| AIM OF THE TASK |
Transcribe every line exactly. Leave the pictures behind.

----------------

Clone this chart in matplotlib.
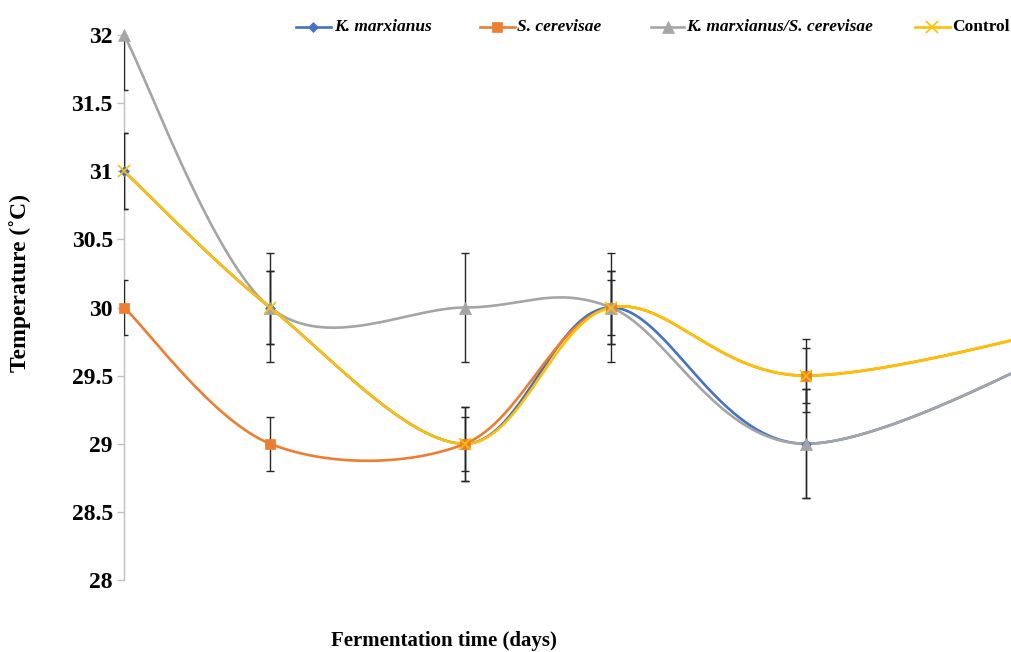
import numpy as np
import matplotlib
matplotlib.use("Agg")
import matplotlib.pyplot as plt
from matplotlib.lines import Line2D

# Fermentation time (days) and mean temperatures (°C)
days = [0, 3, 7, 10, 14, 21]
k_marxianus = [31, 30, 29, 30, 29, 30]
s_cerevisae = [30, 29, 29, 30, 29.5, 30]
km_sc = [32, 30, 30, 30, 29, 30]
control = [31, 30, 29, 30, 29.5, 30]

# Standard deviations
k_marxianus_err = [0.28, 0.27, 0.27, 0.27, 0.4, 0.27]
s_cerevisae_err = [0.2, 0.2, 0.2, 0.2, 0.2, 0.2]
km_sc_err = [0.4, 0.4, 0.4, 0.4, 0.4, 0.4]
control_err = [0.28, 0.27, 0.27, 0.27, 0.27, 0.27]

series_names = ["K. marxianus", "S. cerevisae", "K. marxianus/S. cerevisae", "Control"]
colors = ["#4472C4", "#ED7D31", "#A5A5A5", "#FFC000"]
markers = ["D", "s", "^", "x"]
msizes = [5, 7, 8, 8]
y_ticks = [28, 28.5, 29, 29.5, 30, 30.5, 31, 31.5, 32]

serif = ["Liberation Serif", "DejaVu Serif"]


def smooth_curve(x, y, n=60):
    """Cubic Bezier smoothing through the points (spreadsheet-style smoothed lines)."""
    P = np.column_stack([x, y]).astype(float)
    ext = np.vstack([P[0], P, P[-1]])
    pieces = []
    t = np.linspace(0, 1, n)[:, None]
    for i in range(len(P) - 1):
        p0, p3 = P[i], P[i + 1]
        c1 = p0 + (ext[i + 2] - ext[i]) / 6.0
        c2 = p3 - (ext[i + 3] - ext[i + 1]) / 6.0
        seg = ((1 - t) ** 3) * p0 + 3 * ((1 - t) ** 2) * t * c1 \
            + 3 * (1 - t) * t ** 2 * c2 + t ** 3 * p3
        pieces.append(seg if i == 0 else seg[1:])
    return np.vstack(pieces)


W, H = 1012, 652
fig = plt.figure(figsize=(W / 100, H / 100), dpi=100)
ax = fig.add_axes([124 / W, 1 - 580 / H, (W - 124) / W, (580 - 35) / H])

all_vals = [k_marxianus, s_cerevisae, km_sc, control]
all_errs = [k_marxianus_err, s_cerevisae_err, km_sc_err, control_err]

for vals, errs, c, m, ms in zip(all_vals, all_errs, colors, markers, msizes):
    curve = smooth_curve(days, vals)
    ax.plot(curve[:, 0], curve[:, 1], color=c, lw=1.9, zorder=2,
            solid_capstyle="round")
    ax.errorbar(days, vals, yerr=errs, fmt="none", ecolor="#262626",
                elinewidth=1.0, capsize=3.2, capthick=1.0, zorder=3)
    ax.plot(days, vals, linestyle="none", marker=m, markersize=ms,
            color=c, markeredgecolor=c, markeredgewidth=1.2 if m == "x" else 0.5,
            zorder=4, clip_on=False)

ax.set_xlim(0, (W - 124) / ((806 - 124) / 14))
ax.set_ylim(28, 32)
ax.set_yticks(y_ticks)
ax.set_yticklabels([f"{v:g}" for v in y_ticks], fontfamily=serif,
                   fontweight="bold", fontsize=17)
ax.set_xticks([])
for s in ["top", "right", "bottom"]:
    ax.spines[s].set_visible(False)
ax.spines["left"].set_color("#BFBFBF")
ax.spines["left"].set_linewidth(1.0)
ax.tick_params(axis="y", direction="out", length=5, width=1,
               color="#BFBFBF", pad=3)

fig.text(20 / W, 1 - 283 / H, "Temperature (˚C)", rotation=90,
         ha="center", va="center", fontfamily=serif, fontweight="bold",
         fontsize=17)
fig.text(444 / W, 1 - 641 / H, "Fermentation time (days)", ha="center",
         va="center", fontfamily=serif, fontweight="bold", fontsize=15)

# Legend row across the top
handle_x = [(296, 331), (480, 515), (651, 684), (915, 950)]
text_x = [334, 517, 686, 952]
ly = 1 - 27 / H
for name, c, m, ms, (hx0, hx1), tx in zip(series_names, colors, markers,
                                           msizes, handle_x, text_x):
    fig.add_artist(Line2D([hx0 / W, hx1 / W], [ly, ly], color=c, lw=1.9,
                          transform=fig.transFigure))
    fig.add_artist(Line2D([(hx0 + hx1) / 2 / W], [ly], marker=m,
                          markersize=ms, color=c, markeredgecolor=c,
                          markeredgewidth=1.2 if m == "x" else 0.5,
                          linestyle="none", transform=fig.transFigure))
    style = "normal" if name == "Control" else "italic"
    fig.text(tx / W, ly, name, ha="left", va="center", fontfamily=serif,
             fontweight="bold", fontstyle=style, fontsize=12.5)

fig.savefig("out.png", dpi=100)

----------------

| CORRECT RESPONSE |
Clone this chart in matplotlib.
import numpy as np
import matplotlib
matplotlib.use("Agg")
import matplotlib.pyplot as plt
from matplotlib.lines import Line2D

# Fermentation time (days) and mean temperatures (°C)
days = [0, 3, 7, 10, 14, 21]
k_marxianus = [31, 30, 29, 30, 29, 30]
s_cerevisae = [30, 29, 29, 30, 29.5, 30]
km_sc = [32, 30, 30, 30, 29, 30]
control = [31, 30, 29, 30, 29.5, 30]

# Standard deviations
k_marxianus_err = [0.28, 0.27, 0.27, 0.27, 0.4, 0.27]
s_cerevisae_err = [0.2, 0.2, 0.2, 0.2, 0.2, 0.2]
km_sc_err = [0.4, 0.4, 0.4, 0.4, 0.4, 0.4]
control_err = [0.28, 0.27, 0.27, 0.27, 0.27, 0.27]

series_names = ["K. marxianus", "S. cerevisae", "K. marxianus/S. cerevisae", "Control"]
colors = ["#4472C4", "#ED7D31", "#A5A5A5", "#FFC000"]
markers = ["D", "s", "^", "x"]
msizes = [5, 7, 8, 8]
y_ticks = [28, 28.5, 29, 29.5, 30, 30.5, 31, 31.5, 32]

serif = ["Liberation Serif", "DejaVu Serif"]


def smooth_curve(x, y, n=60):
    """Cubic Bezier smoothing through the points (spreadsheet-style smoothed lines)."""
    P = np.column_stack([x, y]).astype(float)
    ext = np.vstack([P[0], P, P[-1]])
    pieces = []
    t = np.linspace(0, 1, n)[:, None]
    for i in range(len(P) - 1):
        p0, p3 = P[i], P[i + 1]
        c1 = p0 + (ext[i + 2] - ext[i]) / 6.0
        c2 = p3 - (ext[i + 3] - ext[i + 1]) / 6.0
        seg = ((1 - t) ** 3) * p0 + 3 * ((1 - t) ** 2) * t * c1 \
            + 3 * (1 - t) * t ** 2 * c2 + t ** 3 * p3
        pieces.append(seg if i == 0 else seg[1:])
    return np.vstack(pieces)


W, H = 1012, 652
fig = plt.figure(figsize=(W / 100, H / 100), dpi=100)
ax = fig.add_axes([124 / W, 1 - 580 / H, (W - 124) / W, (580 - 35) / H])

all_vals = [k_marxianus, s_cerevisae, km_sc, control]
all_errs = [k_marxianus_err, s_cerevisae_err, km_sc_err, control_err]

for vals, errs, c, m, ms in zip(all_vals, all_errs, colors, markers, msizes):
    curve = smooth_curve(days, vals)
    ax.plot(curve[:, 0], curve[:, 1], color=c, lw=1.9, zorder=2,
            solid_capstyle="round")
    ax.errorbar(days, vals, yerr=errs, fmt="none", ecolor="#262626",
                elinewidth=1.0, capsize=3.2, capthick=1.0, zorder=3)
    ax.plot(days, vals, linestyle="none", marker=m, markersize=ms,
            color=c, markeredgecolor=c, markeredgewidth=1.2 if m == "x" else 0.5,
            zorder=4, clip_on=False)

ax.set_xlim(0, (W - 124) / ((806 - 124) / 14))
ax.set_ylim(28, 32)
ax.set_yticks(y_ticks)
ax.set_yticklabels([f"{v:g}" for v in y_ticks], fontfamily=serif,
                   fontweight="bold", fontsize=17)
ax.set_xticks([])
for s in ["top", "right", "bottom"]:
    ax.spines[s].set_visible(False)
ax.spines["left"].set_color("#BFBFBF")
ax.spines["left"].set_linewidth(1.0)
ax.tick_params(axis="y", direction="out", length=5, width=1,
               color="#BFBFBF", pad=3)

fig.text(20 / W, 1 - 283 / H, "Temperature (˚C)", rotation=90,
         ha="center", va="center", fontfamily=serif, fontweight="bold",
         fontsize=17)
fig.text(444 / W, 1 - 641 / H, "Fermentation time (days)", ha="center",
         va="center", fontfamily=serif, fontweight="bold", fontsize=15)

# Legend row across the top
handle_x = [(296, 331), (480, 515), (651, 684), (915, 950)]
text_x = [334, 517, 686, 952]
ly = 1 - 27 / H
for name, c, m, ms, (hx0, hx1), tx in zip(series_names, colors, markers,
                                           msizes, handle_x, text_x):
    fig.add_artist(Line2D([hx0 / W, hx1 / W], [ly, ly], color=c, lw=1.9,
                          transform=fig.transFigure))
    fig.add_artist(Line2D([(hx0 + hx1) / 2 / W], [ly], marker=m,
                          markersize=ms, color=c, markeredgecolor=c,
                          markeredgewidth=1.2 if m == "x" else 0.5,
                          linestyle="none", transform=fig.transFigure))
    style = "normal" if name == "Control" else "italic"
    fig.text(tx / W, ly, name, ha="left", va="center", fontfamily=serif,
             fontweight="bold", fontstyle=style, fontsize=12.5)

fig.savefig("out.png", dpi=100)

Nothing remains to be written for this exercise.